■ Problem
Leave out the pictures and repeat the data exactly.

>> START Recorded information

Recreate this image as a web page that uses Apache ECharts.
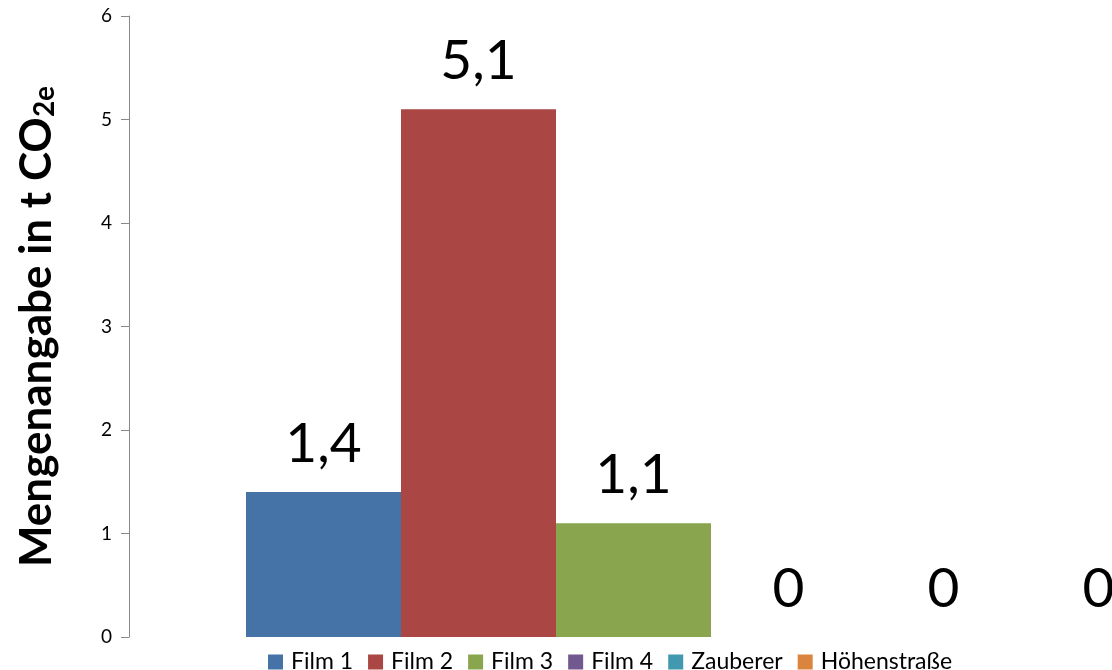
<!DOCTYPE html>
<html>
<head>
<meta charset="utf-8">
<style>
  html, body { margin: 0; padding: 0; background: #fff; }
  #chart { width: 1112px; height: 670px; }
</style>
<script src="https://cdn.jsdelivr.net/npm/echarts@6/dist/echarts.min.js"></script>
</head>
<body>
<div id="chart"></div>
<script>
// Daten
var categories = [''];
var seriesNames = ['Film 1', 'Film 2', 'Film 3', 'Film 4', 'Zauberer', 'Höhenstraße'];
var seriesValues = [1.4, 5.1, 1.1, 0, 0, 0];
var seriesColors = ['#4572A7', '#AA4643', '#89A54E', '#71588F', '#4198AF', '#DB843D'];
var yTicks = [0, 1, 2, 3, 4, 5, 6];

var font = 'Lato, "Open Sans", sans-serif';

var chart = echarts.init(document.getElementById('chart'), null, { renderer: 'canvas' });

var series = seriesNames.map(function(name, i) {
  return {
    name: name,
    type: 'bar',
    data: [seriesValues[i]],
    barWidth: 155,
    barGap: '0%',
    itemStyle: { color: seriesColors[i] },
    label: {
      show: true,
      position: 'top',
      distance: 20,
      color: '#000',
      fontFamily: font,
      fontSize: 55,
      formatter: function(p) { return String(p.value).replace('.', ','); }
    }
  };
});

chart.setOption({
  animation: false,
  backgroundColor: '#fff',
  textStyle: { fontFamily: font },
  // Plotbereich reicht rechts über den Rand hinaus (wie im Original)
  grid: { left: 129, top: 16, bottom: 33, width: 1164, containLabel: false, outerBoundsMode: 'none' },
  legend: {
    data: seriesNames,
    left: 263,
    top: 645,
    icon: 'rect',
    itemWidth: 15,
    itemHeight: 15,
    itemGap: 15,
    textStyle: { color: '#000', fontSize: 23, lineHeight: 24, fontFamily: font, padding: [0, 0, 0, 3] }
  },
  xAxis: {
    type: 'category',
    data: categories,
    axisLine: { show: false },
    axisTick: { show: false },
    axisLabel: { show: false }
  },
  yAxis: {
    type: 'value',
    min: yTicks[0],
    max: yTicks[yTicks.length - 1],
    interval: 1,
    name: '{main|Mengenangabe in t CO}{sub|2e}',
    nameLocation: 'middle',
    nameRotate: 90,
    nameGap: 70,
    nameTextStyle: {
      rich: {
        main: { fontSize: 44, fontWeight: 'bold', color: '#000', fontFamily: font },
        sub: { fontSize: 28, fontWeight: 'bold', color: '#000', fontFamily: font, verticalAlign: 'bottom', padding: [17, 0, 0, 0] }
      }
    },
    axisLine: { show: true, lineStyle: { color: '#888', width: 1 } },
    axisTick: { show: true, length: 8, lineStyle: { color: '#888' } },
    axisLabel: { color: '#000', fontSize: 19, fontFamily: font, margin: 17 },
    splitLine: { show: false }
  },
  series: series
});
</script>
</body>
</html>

>> END Recorded information

■ Expected output
Recreate this image as a web page that uses Apache ECharts.
<!DOCTYPE html>
<html>
<head>
<meta charset="utf-8">
<style>
  html, body { margin: 0; padding: 0; background: #fff; }
  #chart { width: 1112px; height: 670px; }
</style>
<script src="https://cdn.jsdelivr.net/npm/echarts@6/dist/echarts.min.js"></script>
</head>
<body>
<div id="chart"></div>
<script>
// Daten
var categories = [''];
var seriesNames = ['Film 1', 'Film 2', 'Film 3', 'Film 4', 'Zauberer', 'Höhenstraße'];
var seriesValues = [1.4, 5.1, 1.1, 0, 0, 0];
var seriesColors = ['#4572A7', '#AA4643', '#89A54E', '#71588F', '#4198AF', '#DB843D'];
var yTicks = [0, 1, 2, 3, 4, 5, 6];

var font = 'Lato, "Open Sans", sans-serif';

var chart = echarts.init(document.getElementById('chart'), null, { renderer: 'canvas' });

var series = seriesNames.map(function(name, i) {
  return {
    name: name,
    type: 'bar',
    data: [seriesValues[i]],
    barWidth: 155,
    barGap: '0%',
    itemStyle: { color: seriesColors[i] },
    label: {
      show: true,
      position: 'top',
      distance: 20,
      color: '#000',
      fontFamily: font,
      fontSize: 55,
      formatter: function(p) { return String(p.value).replace('.', ','); }
    }
  };
});

chart.setOption({
  animation: false,
  backgroundColor: '#fff',
  textStyle: { fontFamily: font },
  // Plotbereich reicht rechts über den Rand hinaus (wie im Original)
  grid: { left: 129, top: 16, bottom: 33, width: 1164, containLabel: false, outerBoundsMode: 'none' },
  legend: {
    data: seriesNames,
    left: 263,
    top: 645,
    icon: 'rect',
    itemWidth: 15,
    itemHeight: 15,
    itemGap: 15,
    textStyle: { color: '#000', fontSize: 23, lineHeight: 24, fontFamily: font, padding: [0, 0, 0, 3] }
  },
  xAxis: {
    type: 'category',
    data: categories,
    axisLine: { show: false },
    axisTick: { show: false },
    axisLabel: { show: false }
  },
  yAxis: {
    type: 'value',
    min: yTicks[0],
    max: yTicks[yTicks.length - 1],
    interval: 1,
    name: '{main|Mengenangabe in t CO}{sub|2e}',
    nameLocation: 'middle',
    nameRotate: 90,
    nameGap: 70,
    nameTextStyle: {
      rich: {
        main: { fontSize: 44, fontWeight: 'bold', color: '#000', fontFamily: font },
        sub: { fontSize: 28, fontWeight: 'bold', color: '#000', fontFamily: font, verticalAlign: 'bottom', padding: [17, 0, 0, 0] }
      }
    },
    axisLine: { show: true, lineStyle: { color: '#888', width: 1 } },
    axisTick: { show: true, length: 8, lineStyle: { color: '#888' } },
    axisLabel: { color: '#000', fontSize: 19, fontFamily: font, margin: 17 },
    splitLine: { show: false }
  },
  series: series
});
</script>
</body>
</html>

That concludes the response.